Pricing and pricing pages come up repeatedly as a challenge for innovative companies. Most turn into three to five columns of a number at the top followed by a torrent of bullet points underneath, starting with "everything in the previous plan, plus..." The pages are, in a word, bewildering, and the potential buyer moves on as they cannot figure out which offer - if any - would meet their needs.
I have observed three problematic patterns in the thinking behind these pages. None of them are easy to solve, but they are essential.
First, founders do not know where the value is in their products. Worse, many of them act as if figuring out how to use it is up to the customer. The theory is that by providing an open, simple toolset, the customers will discover the value. But this is short-sighted: the product enables value in a context. Unless the customer connects the product to their situation, there is no value creation. An entrepreneur's job involves helping the customer make that connection. Messy pricing pages are often a sign that this is either not understood or not happening.
Second, most software and SaaS offerings have minimal variable costs. The cost of adding one more customer is minimal. We often think of "fair" pricing in terms of a markup over the vendor's expenses, but this frame is not helpful to these businesses. The technical components of providing a hosted service - compute, storage, bandwidth - are very cheap! The founder lacks a cost basis to guide the lower bound of pricing.
Third, without a theory of value or cost, many founders fall back on advice about pricing pages that focus on presentation rather than value. For example, "show something too cheap and something high-end, so customers pick the goldilocks choice." This tactical approach is insidious because it is easy to follow, luring many away from the more challenging problem: connecting value to the customer.

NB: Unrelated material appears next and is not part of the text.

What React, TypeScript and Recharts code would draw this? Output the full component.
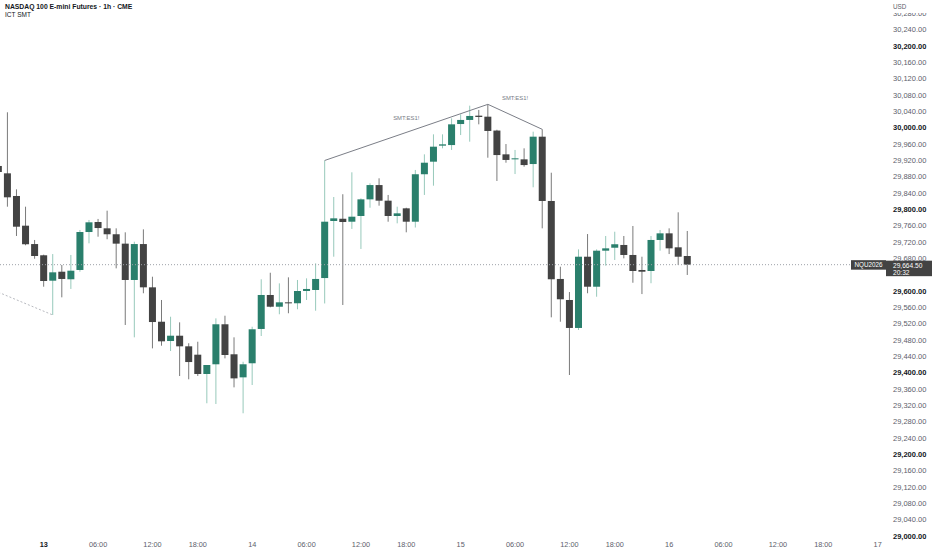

The question we must answer is, "what matters?" Where does value come from for the customer? You are not alone in looking for an answer: even many big companies do not have a handle on this question.
So let's answer it! Try writing a blog post that owns "what does all this mean?" There could be a real expert marketing play in getting ahead of this to explain why each level makes sense for various use cases.
"Free is where you can tinker, but as soon as you hit meaningful development, you will see our rate limit (or whatever) kick in. That's why starter/professional/middle-tier is for getting deeper into your development, providing the tools you need to do it right without paying for the scale benefits you don't need.
"It's even good for MVP! Then the scale-up pricing is what you want after you get those first hundred customers / thousand transactions. That's where you get service guarantees and our backing to make sure you stay up."
Telling a story will build trust. Even a short tale like the above can move the positioning from a vendor to an advisor. Customers have more confidence in the company that helps them think through what matters.
Further, this storytelling exercise will elevate the issues that separate high use from non-production use. For example, many SaaS businesses are most valuable when customers use them as part of a production process. That's where the money is! So high use would be putting your SaaS into a production use case. What do people care about in production use cases? Often, the biggest issue is safety and brand control.
Safety can come from features, but more often, it comes from support. Can you offer a super-short support turnaround at this next level? Can you put an insurance policy or an audit behind the service? These are not adding more technological surface area or volume: they are about the value of the service as a component of the customer's business or life.
Before then, they may care most about ease of use to adopt your technology on a partial basis, potentially in parallel to official production use or in its corner of the business. For here, the features most important are about ease of use.
One of the exciting aspects is that changing tiers does not just have to add features. You can take some away! Those features most useful in the tinkering or partial-deployment phase may be harmful in production. Remove them and make it not just "higher price" but also "for production use."
Implementation of this storytelling idea will depend on your startup, technology, and - most of all - your market. Start today. Take a stab at writing what matters at each step in the customer's journey. What do you have that drives maximum value for that step? That becomes a psychometric segmentation for pricing that will drive more value.
Figure out what matters in the market and tell them about it. Your economics will benefit, and the value to your customers will be priceless.
I am grateful for the feedback from the Foster community before publication. As always, errors are my own.